Going on safari at Zulu Nyala and Phinda Game Reserves was the sum of all things enchanting. There were incredible vistas and tremendously knowledgeable and affable guides. There were kind and open-hearted South Africans, fellow travelers who made the journey even lovelier, and my aunt, who made the trip possible. Viewing lions, elephants, cheetahs, white and black rhinoceroses, zebras, impalas, nyalas, monkeys, wild dogs, and hippopotamuses in their natural element – I gained a more fine-tuned perspective on my smallness and fleeting time on the planet. Because of this, I vowed to be a better version of myself from that time forward.

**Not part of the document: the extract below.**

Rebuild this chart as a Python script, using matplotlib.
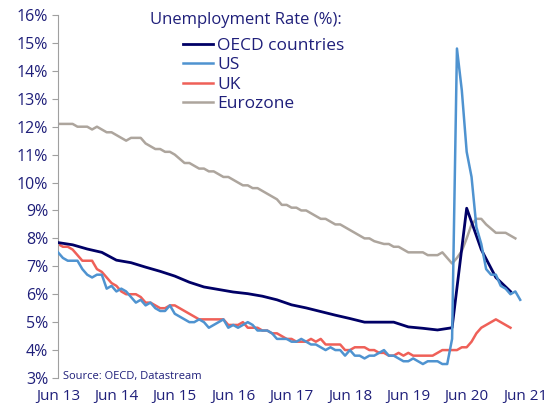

I entered into the rhythm of Africa out in the bush – an instinctive empathy with the wild and created world. The human clamor and tumult receded. Silence and calm used to be a part of the human repository. We in the West have lost stillness. We no longer move with our senses attuned to beauty. We move not as part of an ensemble, or in unison or solidarity, but set apart – in fact isolated, calculating, or contrary. South Africa caused me to reconnect with that lost thread.

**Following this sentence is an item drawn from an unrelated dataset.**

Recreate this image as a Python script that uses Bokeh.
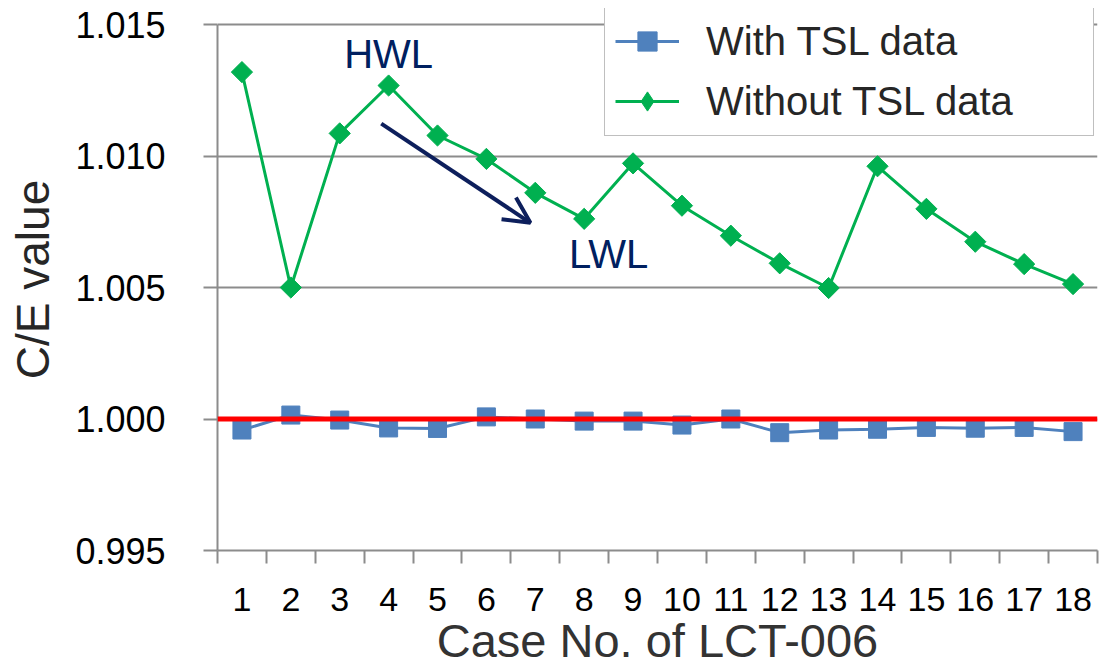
from bokeh.plotting import figure
from bokeh.models import (FixedTicker, NumeralTickFormatter, Span, Legend, LegendItem,
                          Label, Arrow, OpenHead)
from bokeh.embed import file_html
from bokeh.resources import INLINE

# ---------------- data ----------------
cases = list(range(1, 19))
case_labels = [str(c) for c in cases]
with_tsl = [0.99958, 1.00015, 0.99996, 0.99966, 0.99964, 1.00008, 1.00000, 0.99992, 0.99992,
            0.99977, 1.00000, 0.99948, 0.99958, 0.99961, 0.99968, 0.99965, 0.99968, 0.99952]
without_tsl = [1.01319, 1.00500, 1.01086, 1.01268, 1.01078, 1.00989, 1.00860, 1.00761, 1.00972,
               1.00811, 1.00697, 1.00592, 1.00498, 1.00961, 1.00799, 1.00674, 1.00589, 1.00513]
y_ticks = [0.995, 1.000, 1.005, 1.010, 1.015]
series_names = ["With TSL data", "Without TSL data"]

FONT = "Liberation Sans, Arial, sans-serif"
GRID = "#8c8c8c"
BLUE = "#4f81bd"
GREEN = "#00b050"
NAVY = "#0d1f5c"

W, H = 1099, 670
TOP_PAD = 16  # frame extends this many px above the 1.015 gridline (room for the legend)
FRAME_TOP, FRAME_BOTTOM = 8, 550
y_lo, y_hi = y_ticks[0], y_ticks[-1]
y_end = y_hi + (y_hi - y_lo) * TOP_PAD / (FRAME_BOTTOM - FRAME_TOP - TOP_PAD)

p = figure(width=W, height=H, output_backend="svg", toolbar_location=None,
           x_range=(0.5, 18.5), y_range=(y_lo, y_end),
           min_border_left=217, min_border_top=FRAME_TOP, min_border_right=2,
           min_border_bottom=H - FRAME_BOTTOM)
p.outline_line_color = None
p.background_fill_color = "white"

# axes
xa = p.xaxis[0]
xa.ticker = FixedTicker(ticks=cases, minor_ticks=[c + 0.5 for c in [0] + cases])
xa.major_label_overrides = {c: l for c, l in zip(cases, case_labels)}
xa.major_tick_out = 0
xa.major_tick_in = 0
xa.minor_tick_out = 13
xa.minor_tick_in = 0
xa.minor_tick_line_color = GRID
xa.minor_tick_line_width = 2
xa.axis_line_color = GRID
xa.axis_line_width = 2
xa.major_label_text_font = FONT
xa.major_label_text_font_size = "34px"
xa.major_label_text_color = "black"
xa.major_label_standoff = 24
xa.axis_label = "Case No. of LCT-006"
xa.axis_label_text_font = FONT
xa.axis_label_text_font_size = "47px"
xa.axis_label_text_font_style = "normal"
xa.axis_label_text_color = "#333333"
xa.axis_label_standoff = 0

ya = p.yaxis[0]
ya.ticker = FixedTicker(ticks=y_ticks, minor_ticks=[])
ya.formatter = NumeralTickFormatter(format="0.000")
ya.bounds = (y_lo, y_hi)
ya.major_tick_out = 14
ya.major_tick_in = 0
ya.major_tick_line_color = GRID
ya.major_tick_line_width = 2
ya.minor_tick_line_color = None
ya.axis_line_color = GRID
ya.axis_line_width = 2
ya.major_label_text_font = FONT
ya.major_label_text_font_size = "36px"
ya.major_label_text_color = "black"
ya.major_label_standoff = 38
ya.axis_label = "C/E value"
ya.axis_label_text_font = FONT
ya.axis_label_text_font_size = "46px"
ya.axis_label_text_font_style = "normal"
ya.axis_label_text_color = "#262626"
ya.axis_label_standoff = 13

p.xgrid.grid_line_color = None
p.ygrid.grid_line_color = GRID
p.ygrid.grid_line_width = 2
p.ygrid.ticker = FixedTicker(ticks=y_ticks)

# series
bl = p.line(cases, with_tsl, line_color=BLUE, line_width=3)
bs = p.scatter(cases, with_tsl, marker="square", size=18, fill_color=BLUE, line_color=BLUE)
gl = p.line(cases, without_tsl, line_color=GREEN, line_width=3)
# diamond (used for the legend glyph) sits fully under the rotated-square markers
gd = p.scatter(cases, without_tsl, marker="diamond", size=19, fill_color=GREEN, line_color=GREEN)
gs = p.scatter(cases, without_tsl, marker="square", angle=0.785398, size=15,
               fill_color=GREEN, line_color=GREEN)

# reference line at 1.000
p.add_layout(Span(location=1.0, dimension="width", line_color="#ff0000", line_width=5))

# annotations
p.add_layout(Label(x=4.0, y=1.01386, text="HWL", text_align="center", text_baseline="middle",
                   text_font=FONT, text_font_size="40px", text_color="#002060"))
p.add_layout(Label(x=8.5, y=1.00628, text="LWL", text_align="center", text_baseline="middle",
                   text_font=FONT, text_font_size="40px", text_color="#002060"))
p.add_layout(Arrow(x_start=3.85, y_start=1.01123, x_end=6.9, y_end=1.00746,
                   line_color=NAVY, line_width=4,
                   end=OpenHead(size=26, line_color=NAVY, line_width=4)))

# legend (bottom-left anchored, in screen px from the frame's bottom-left)
legend = Legend(items=[LegendItem(label=series_names[0], renderers=[bl, bs]),
                       LegendItem(label=series_names[1], renderers=[gl, gd])],
                location=(387, FRAME_BOTTOM - 136), orientation="vertical",
                label_text_font=FONT, label_text_font_size="40px", label_text_color="#262626",
                glyph_width=64, glyph_height=48, label_height=40, label_width=377,
                label_standoff=27, spacing=12, padding=10, margin=0,
                border_line_color="#7f7f7f", border_line_width=1.5,
                background_fill_color="white", background_fill_alpha=1)
p.add_layout(legend, "center")

open("out.html", "w").write(file_html(p, INLINE))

One realizes that city life and technology, however substantial and transformative by the narrower standards of economic utility and mobility, can still fog one’s thoughts. The deepest part of one’s existence can go unexplored or unrecognized, a situation leading to inauthentic actions or artificial sentiments. This South African safari reawakened my sense of wonder and allowed me to focus on what is important; it pointed to the grace of what is possible and lovely in the natural world.

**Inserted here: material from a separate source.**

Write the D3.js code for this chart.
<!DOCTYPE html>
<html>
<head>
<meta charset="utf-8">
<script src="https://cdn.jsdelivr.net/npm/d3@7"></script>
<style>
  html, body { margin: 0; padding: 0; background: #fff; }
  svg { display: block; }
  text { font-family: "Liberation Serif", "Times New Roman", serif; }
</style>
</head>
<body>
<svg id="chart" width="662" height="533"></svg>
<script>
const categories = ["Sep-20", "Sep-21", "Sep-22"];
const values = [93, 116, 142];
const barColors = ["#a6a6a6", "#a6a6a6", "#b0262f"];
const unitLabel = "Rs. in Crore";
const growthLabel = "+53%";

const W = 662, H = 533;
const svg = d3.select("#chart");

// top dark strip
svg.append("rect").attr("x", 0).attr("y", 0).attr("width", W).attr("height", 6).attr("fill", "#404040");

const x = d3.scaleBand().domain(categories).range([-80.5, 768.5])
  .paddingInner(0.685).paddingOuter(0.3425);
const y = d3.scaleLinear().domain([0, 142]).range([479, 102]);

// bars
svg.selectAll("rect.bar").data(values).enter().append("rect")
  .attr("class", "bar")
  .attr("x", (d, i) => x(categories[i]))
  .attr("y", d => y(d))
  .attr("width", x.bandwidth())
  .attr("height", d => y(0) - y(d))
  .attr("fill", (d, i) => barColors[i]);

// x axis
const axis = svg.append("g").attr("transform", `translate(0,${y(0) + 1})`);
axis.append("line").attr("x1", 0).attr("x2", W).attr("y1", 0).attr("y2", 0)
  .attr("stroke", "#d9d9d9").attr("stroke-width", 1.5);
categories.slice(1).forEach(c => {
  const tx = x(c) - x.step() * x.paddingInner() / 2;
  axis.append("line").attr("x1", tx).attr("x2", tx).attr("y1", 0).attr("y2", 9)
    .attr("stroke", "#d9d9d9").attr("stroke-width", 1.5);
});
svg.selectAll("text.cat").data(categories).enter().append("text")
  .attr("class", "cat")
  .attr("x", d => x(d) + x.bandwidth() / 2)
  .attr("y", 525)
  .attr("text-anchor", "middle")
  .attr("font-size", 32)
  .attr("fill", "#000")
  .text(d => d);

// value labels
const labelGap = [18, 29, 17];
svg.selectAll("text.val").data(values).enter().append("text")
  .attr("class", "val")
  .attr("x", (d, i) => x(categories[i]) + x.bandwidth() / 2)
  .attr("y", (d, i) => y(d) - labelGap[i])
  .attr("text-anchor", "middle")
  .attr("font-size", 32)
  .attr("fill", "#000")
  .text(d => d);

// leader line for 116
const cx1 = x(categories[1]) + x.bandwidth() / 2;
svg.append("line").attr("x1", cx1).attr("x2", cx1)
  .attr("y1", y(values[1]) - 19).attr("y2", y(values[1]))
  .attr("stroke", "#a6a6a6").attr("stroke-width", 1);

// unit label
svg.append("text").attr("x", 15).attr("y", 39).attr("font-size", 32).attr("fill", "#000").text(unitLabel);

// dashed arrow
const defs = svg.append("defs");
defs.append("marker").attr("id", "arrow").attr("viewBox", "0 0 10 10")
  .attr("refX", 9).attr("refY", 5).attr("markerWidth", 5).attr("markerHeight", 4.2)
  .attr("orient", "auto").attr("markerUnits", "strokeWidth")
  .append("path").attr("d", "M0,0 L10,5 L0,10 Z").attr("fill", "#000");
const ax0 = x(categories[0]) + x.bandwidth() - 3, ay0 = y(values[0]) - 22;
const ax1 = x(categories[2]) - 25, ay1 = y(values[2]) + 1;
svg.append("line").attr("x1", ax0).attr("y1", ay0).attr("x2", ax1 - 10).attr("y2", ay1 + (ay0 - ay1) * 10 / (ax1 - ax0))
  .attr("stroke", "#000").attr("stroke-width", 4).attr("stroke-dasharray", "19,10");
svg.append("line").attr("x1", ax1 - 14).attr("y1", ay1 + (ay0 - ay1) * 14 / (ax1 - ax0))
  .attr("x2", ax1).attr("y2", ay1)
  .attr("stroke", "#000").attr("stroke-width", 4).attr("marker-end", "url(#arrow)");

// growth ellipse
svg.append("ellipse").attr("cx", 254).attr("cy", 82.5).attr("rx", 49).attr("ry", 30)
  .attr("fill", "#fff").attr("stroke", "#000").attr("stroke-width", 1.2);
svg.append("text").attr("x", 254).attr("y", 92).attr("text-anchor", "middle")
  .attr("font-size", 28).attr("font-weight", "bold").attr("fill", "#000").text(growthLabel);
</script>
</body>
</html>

The South African scenery was enchanting and almost mythical; it sings. But like all enchanting places, it illuminated what was hidden, pushing one to discover what constitutes a purposeful life. It pressed a person to query in echoes across the topography, “What is the meaning of this life? Where are you going?”
When one leaves this scenery, a permanent mark remains. One’s travel compass has been perceptibly changed, and future plans are inexplicably altered. That was South Africa’s power and gift. The 14th-century Moroccan traveler, writer, and scholar Ibn Battuta wrote: “Traveling – it leaves you speechless, then turns you into a storyteller.” I am not certain I qualify as a storyteller but traveling to South Africa has left me speechless. It has enlarged my conception of the world and influenced me in subtle and profound ways, whereby my story going forward will be different and hopefully worth telling to a future kindred soul.
The game reserves of KwaZulu-Natal are like fairy-tale kingdoms, with “All things counter, original, spare, strange,” in the words of poet Gerard Manley Hopkins. It shows you that although (as Hopkins also wrote) God “plays in ten thousand places,” he often paints, muses, and resides in these kingdoms of Africa.
There is so much more to explore. I know I will be back to South Africa and I hope to visit other parts of Africa someday. A travel writer once urged: “If you only visit two continents in your lifetime, visit Africa twice.” Based on my experience, I understand the sentiment.